I have a question about tempered distributions. First, we know that every $f\in L^p(\mathbb{R}^n)\ (1\le p\le\infty)$ can be considered as a tempered distribution in the following sense: $$F_f:{\cal S}\ni\varphi\mapsto\int_{\mathbb{R}^n}f(x)\varphi(x)dx\in\mathbb{C}$$ where ${\cal S}$ denotes the set of all Schwartz functions. This procedure allows us to consider functions as tempered distributions. But can we do the inverse thing if some conditions are satisfied?
My thought is the following:
$F\in L^p$ for $F\in{\cal S}'$ if and only if there exists a function $f\in L^p$ such that $F=F_f$ in ${\cal S}'$.
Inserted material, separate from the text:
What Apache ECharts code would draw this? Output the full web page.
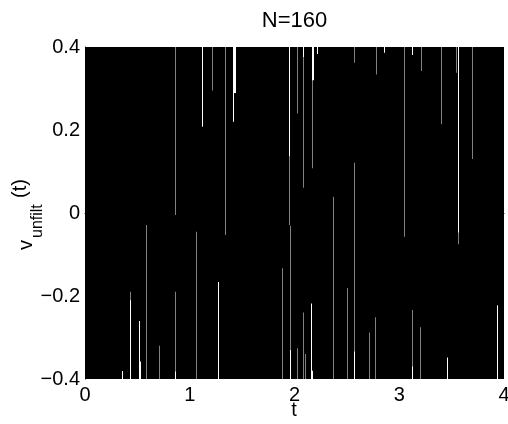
<!DOCTYPE html>
<html><head><meta charset="utf-8">
<script src="https://cdn.jsdelivr.net/npm/echarts@6/dist/echarts.min.js"></script>
<style>html,body{margin:0;padding:0;background:#fff}#c{width:508px;height:424px}</style>
</head><body><div id="c"></div>
<script>
const chartTitle = 'N=160';
const xName = 't';
const xTicks = [0, 1, 2, 3, 4];
const yTicks = [-0.4, -0.2, 0, 0.2, 0.4];

// the dense trace v_unfilt(t) covers the whole band: its envelope
const envelopeT = [0, 4];
const envelopeMax = [0.4, 0.4];

// slivers left uncovered by the trace, reaching down from the top edge
const topGapT   = [0.859, 1.120, 1.210, 1.337, 1.410, 1.410, 1.950, 1.950, 2.027, 2.084, 2.084, 2.164, 2.164, 2.218, 2.571, 2.775, 2.858, 3.045, 3.119, 3.208, 3.396, 3.538, 3.557, 3.557, 3.692];
const topGapEnd = [-0.005, 0.208, 0.295, -0.053, 0.289, 0.220, 0.137, -0.029, 0.240, 0.376, 0.061, 0.320, 0.108, 0.383, 0.362, 0.334, 0.386, -0.057, 0.381, 0.342, 0.214, 0.338, -0.047, -0.075, 0.130];
const topGapW   = [0.0048, 0.0095, 0.0048, 0.0048, 0.0286, 0.0095, 0.0095, 0.0048, 0.0048, 0.0095, 0.0048, 0.019, 0.0048, 0.0095, 0.0048, 0.0048, 0.0095, 0.0048, 0.0095, 0.0048, 0.0048, 0.0048, 0.0095, 0.0048, 0.0048];

// slivers left uncovered by the trace, reaching up from the bottom edge
const botGapT     = [0.356, 0.430, 0.430, 0.518, 0.518, 0.580, 0.706, 0.859, 0.859, 1.057, 1.273, 1.884, 1.957, 1.957, 2.021, 2.084, 2.103, 2.158, 2.158, 2.365, 2.498, 2.571, 2.571, 2.711, 2.768, 3.119, 3.119, 3.198, 3.459, 3.930];
const botGapStart = [-0.381, -0.190, -0.210, -0.260, -0.358, -0.029, -0.320, -0.190, -0.382, -0.045, -0.166, -0.133, -0.031, -0.330, -0.326, -0.240, -0.340, -0.218, -0.380, 0.039, -0.181, 0.121, -0.334, -0.288, -0.251, -0.234, -0.370, -0.275, -0.348, -0.222];
const botGapW     = [0.0095, 0.0048, 0.0095, 0.0095, 0.019, 0.0048, 0.0048, 0.0048, 0.0095, 0.0048, 0.0095, 0.0048, 0.0048, 0.0095, 0.0048, 0.0048, 0.0048, 0.0095, 0.019, 0.0048, 0.0048, 0.0048, 0.0095, 0.0048, 0.0048, 0.0048, 0.0095, 0.0048, 0.0095, 0.0095];

const FONT = '"Liberation Sans", Arial, Helvetica, sans-serif';
const yMin = yTicks[0], yMax = yTicks[yTicks.length - 1];

const gapData = [];
topGapT.forEach((t, i) => gapData.push([t, topGapEnd[i], topGapW[i], 1]));
botGapT.forEach((t, i) => gapData.push([t, botGapStart[i], botGapW[i], -1]));

function renderGap(params, api) {
  const t = api.value(0), yEnd = api.value(1), w = api.value(2), side = api.value(3);
  const p = api.coord([t, yEnd]);
  const edge = api.coord([t, side > 0 ? yMax : yMin])[1];
  const wPx = api.size([w, 0])[0];
  const x0 = Math.round(p[0]);
  return {
    type: 'rect',
    shape: { x: x0, y: Math.min(p[1], edge), width: wPx, height: Math.abs(p[1] - edge) },
    style: { fill: '#fff' }
  };
}

const chart = echarts.init(document.getElementById('c'), null, { renderer: 'canvas' });
chart.setOption({
  animation: false,
  backgroundColor: '#fff',
  grid: { left: 85, right: 4, top: 47, bottom: 45, containLabel: false, outerBoundsMode: 'none' },
  xAxis: {
    type: 'value', min: xTicks[0], max: xTicks[xTicks.length - 1], interval: xTicks[1] - xTicks[0],
    axisLine: { show: true, lineStyle: { color: '#000', width: 1 } },
    axisTick: { show: false }, splitLine: { show: false },
    axisLabel: { color: '#000', fontSize: 20, fontFamily: FONT, margin: 6 }
  },
  yAxis: {
    type: 'value', min: yMin, max: yMax, interval: yTicks[1] - yTicks[0],
    axisLine: { show: true, lineStyle: { color: '#000', width: 1 } },
    axisTick: { show: false }, splitLine: { show: false },
    axisLabel: {
      color: '#000', fontSize: 20, fontFamily: FONT, margin: 5,
      formatter: v => { const r = Math.round(v * 10) / 10; return r === 0 ? '0' : (r < 0 ? '\u2212' : '') + Math.abs(r).toFixed(1); }
    }
  },
  series: [
    {
      type: 'line', data: envelopeT.map((t, i) => [t, envelopeMax[i]]),
      symbol: 'none', lineStyle: { color: '#000', width: 0 },
      areaStyle: { color: '#000', opacity: 1, origin: 'start' }, silent: true, z: 1
    },
    {
      type: 'custom', data: gapData, renderItem: renderGap, clip: true, silent: true, z: 2
    }
  ],
  graphic: [
    { type: 'text', x: 294.5, y: 20.5, style: { text: chartTitle, font: '22px ' + FONT, fill: '#000', align: 'center', verticalAlign: 'middle' } },
    { type: 'text', x: 294, y: 410, style: { text: xName, font: '20px ' + FONT, fill: '#000', align: 'center', verticalAlign: 'middle' } },
    {
      type: 'group', x: 33, y: 250, rotation: Math.PI / 2,
      children: [
        { type: 'text', x: 0, y: -7, style: { text: 'v', font: '20px ' + FONT, fill: '#000', align: 'left', verticalAlign: 'middle' } },
        { type: 'text', x: 12, y: 4.4, style: { text: 'unfilt', font: '16px ' + FONT, fill: '#000', align: 'left', verticalAlign: 'middle' } },
        { type: 'text', x: 52, y: -13, style: { text: '(t)', font: '20px ' + FONT, fill: '#000', align: 'left', verticalAlign: 'middle' } }
      ]
    }
  ]
});
</script>
</body></html>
And define $\|F\|_p=\|f\|_p$. However, this definition may depend on a function $f$ since the existence may not be unique. On the other hand, we can recall the following theorem:
Theorem 1. Let $1\le p\le\infty$ and let $f,g\in L^p$ be such that $F_f=F_g$ in ${\cal S}'$. Then, $f(x)=g(x)$ for a.e. $x$.
Thanks to it, the $L^p$-norm will be equal to each other whatever we choose a function $f$. In general, distributions are not functions, so if we want to consider them as functions, we need to define something.
Is my thought correct? Did I omit something important?